§ **Given data**:

────

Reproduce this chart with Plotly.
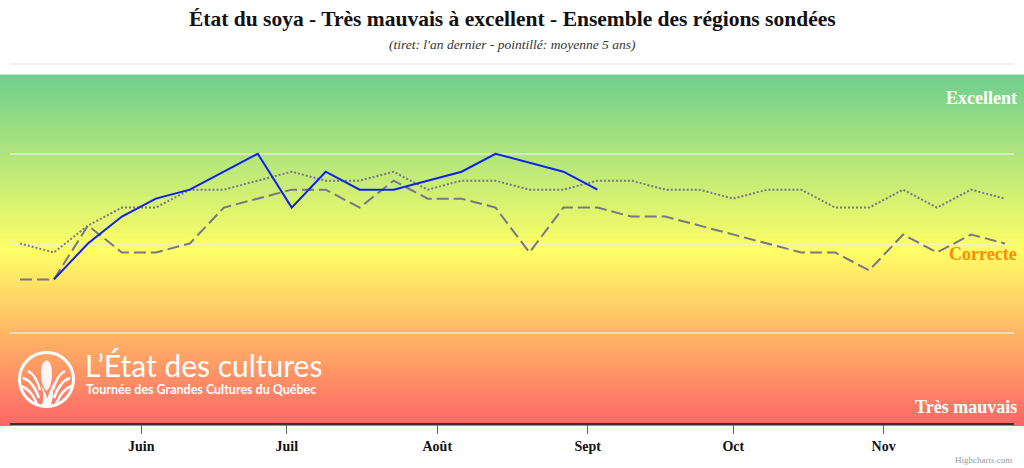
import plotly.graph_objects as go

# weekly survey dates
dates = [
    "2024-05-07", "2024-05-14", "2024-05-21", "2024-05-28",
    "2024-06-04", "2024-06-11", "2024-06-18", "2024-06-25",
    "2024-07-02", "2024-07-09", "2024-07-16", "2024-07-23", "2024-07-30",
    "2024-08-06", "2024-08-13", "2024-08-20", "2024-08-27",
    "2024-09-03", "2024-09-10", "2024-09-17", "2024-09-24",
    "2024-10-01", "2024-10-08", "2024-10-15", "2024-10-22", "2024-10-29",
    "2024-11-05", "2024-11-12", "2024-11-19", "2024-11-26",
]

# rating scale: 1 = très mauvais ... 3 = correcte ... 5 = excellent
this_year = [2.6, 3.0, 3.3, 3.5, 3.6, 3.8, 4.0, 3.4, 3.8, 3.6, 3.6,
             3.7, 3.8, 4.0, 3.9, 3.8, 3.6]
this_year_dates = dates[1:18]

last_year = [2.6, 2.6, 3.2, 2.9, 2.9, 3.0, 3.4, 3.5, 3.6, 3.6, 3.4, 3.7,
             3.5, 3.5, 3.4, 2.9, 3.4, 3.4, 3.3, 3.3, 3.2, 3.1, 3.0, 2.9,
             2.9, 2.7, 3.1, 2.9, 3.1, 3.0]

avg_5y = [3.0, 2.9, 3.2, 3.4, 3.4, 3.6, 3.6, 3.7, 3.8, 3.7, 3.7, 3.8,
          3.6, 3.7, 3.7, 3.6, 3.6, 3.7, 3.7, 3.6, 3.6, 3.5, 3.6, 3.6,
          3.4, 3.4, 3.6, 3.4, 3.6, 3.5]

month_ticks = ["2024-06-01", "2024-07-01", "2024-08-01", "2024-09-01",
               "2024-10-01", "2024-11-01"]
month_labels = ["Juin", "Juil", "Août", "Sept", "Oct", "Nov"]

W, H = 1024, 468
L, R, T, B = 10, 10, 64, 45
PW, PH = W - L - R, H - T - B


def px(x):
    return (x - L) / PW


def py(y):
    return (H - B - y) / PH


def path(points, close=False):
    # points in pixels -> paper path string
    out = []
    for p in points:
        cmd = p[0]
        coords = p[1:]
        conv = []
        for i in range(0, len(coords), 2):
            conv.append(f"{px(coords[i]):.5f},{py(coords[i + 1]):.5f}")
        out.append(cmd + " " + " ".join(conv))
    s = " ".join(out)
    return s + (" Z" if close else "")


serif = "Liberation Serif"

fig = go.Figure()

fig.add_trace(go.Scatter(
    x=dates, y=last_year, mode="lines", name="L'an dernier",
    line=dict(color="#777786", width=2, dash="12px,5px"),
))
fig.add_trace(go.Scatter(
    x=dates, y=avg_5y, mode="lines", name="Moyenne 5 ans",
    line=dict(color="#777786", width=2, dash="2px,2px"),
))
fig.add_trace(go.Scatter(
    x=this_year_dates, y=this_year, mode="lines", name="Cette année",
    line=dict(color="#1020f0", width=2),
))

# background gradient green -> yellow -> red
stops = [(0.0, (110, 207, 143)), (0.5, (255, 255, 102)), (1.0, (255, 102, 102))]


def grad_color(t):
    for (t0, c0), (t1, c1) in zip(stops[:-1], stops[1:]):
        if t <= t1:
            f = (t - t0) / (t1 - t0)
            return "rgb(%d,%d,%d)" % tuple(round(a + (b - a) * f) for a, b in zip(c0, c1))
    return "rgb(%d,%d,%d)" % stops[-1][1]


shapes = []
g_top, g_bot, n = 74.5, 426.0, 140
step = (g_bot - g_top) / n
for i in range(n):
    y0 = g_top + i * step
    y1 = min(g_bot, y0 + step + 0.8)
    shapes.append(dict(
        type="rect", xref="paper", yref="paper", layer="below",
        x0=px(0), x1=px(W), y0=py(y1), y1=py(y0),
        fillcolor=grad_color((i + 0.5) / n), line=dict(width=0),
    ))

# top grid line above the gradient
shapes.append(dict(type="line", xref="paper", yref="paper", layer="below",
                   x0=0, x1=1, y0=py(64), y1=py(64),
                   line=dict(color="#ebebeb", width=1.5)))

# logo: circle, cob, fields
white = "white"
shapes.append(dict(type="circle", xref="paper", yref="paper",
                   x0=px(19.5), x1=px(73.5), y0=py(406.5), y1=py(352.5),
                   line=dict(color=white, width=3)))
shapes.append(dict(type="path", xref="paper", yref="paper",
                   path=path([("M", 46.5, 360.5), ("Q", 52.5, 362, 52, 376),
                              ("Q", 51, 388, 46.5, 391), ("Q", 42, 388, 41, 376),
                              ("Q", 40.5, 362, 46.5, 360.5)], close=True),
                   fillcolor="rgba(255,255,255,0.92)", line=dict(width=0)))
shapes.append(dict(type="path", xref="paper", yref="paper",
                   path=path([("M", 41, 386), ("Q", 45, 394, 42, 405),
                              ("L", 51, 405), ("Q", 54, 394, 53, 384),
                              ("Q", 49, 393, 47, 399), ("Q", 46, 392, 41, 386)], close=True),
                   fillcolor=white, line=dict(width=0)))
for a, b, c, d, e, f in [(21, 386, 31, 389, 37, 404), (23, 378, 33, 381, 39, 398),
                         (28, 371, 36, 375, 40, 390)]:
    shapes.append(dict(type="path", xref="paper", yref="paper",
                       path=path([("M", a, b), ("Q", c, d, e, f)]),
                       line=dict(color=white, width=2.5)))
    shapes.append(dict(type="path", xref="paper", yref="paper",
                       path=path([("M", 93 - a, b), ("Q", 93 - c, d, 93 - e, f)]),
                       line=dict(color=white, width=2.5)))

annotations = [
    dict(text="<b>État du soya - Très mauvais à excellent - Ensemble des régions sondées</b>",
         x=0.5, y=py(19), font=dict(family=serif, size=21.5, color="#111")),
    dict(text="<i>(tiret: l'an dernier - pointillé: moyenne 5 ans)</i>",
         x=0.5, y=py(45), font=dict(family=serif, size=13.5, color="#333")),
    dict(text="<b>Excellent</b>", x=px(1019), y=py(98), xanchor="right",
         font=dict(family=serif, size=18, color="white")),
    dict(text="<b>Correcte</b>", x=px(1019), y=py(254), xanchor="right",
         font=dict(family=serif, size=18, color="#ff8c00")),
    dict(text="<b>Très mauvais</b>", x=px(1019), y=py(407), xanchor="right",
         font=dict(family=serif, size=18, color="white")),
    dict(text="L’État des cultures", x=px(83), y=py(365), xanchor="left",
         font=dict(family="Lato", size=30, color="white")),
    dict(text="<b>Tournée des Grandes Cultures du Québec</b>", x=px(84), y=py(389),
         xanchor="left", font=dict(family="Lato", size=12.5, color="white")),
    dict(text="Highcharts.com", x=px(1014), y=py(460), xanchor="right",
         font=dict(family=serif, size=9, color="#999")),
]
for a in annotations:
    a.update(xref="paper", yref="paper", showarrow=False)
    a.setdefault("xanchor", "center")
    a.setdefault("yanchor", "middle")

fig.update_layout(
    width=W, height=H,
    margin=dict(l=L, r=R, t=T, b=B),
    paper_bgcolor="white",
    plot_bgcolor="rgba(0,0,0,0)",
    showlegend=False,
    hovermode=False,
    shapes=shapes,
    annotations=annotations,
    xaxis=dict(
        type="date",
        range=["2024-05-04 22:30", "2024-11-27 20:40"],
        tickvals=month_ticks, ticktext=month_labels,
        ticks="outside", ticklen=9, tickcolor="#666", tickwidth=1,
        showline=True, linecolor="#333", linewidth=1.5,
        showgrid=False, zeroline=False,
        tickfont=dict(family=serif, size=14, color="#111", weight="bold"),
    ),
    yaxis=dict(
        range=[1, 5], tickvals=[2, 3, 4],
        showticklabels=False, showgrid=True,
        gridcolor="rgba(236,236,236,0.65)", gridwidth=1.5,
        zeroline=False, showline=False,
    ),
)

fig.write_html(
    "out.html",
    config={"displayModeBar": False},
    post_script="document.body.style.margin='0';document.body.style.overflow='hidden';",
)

────

§ **Task details**:
Without the pictures, return the listing above from its first line through the line that has "return (H - B - y) / PH".

§ **Complete response**:
Reproduce this chart with Plotly.
import plotly.graph_objects as go

# weekly survey dates
dates = [
    "2024-05-07", "2024-05-14", "2024-05-21", "2024-05-28",
    "2024-06-04", "2024-06-11", "2024-06-18", "2024-06-25",
    "2024-07-02", "2024-07-09", "2024-07-16", "2024-07-23", "2024-07-30",
    "2024-08-06", "2024-08-13", "2024-08-20", "2024-08-27",
    "2024-09-03", "2024-09-10", "2024-09-17", "2024-09-24",
    "2024-10-01", "2024-10-08", "2024-10-15", "2024-10-22", "2024-10-29",
    "2024-11-05", "2024-11-12", "2024-11-19", "2024-11-26",
]

# rating scale: 1 = très mauvais ... 3 = correcte ... 5 = excellent
this_year = [2.6, 3.0, 3.3, 3.5, 3.6, 3.8, 4.0, 3.4, 3.8, 3.6, 3.6,
             3.7, 3.8, 4.0, 3.9, 3.8, 3.6]
this_year_dates = dates[1:18]

last_year = [2.6, 2.6, 3.2, 2.9, 2.9, 3.0, 3.4, 3.5, 3.6, 3.6, 3.4, 3.7,
             3.5, 3.5, 3.4, 2.9, 3.4, 3.4, 3.3, 3.3, 3.2, 3.1, 3.0, 2.9,
             2.9, 2.7, 3.1, 2.9, 3.1, 3.0]

avg_5y = [3.0, 2.9, 3.2, 3.4, 3.4, 3.6, 3.6, 3.7, 3.8, 3.7, 3.7, 3.8,
          3.6, 3.7, 3.7, 3.6, 3.6, 3.7, 3.7, 3.6, 3.6, 3.5, 3.6, 3.6,
          3.4, 3.4, 3.6, 3.4, 3.6, 3.5]

month_ticks = ["2024-06-01", "2024-07-01", "2024-08-01", "2024-09-01",
               "2024-10-01", "2024-11-01"]
month_labels = ["Juin", "Juil", "Août", "Sept", "Oct", "Nov"]

W, H = 1024, 468
L, R, T, B = 10, 10, 64, 45
PW, PH = W - L - R, H - T - B


def px(x):
    return (x - L) / PW


def py(y):
    return (H - B - y) / PH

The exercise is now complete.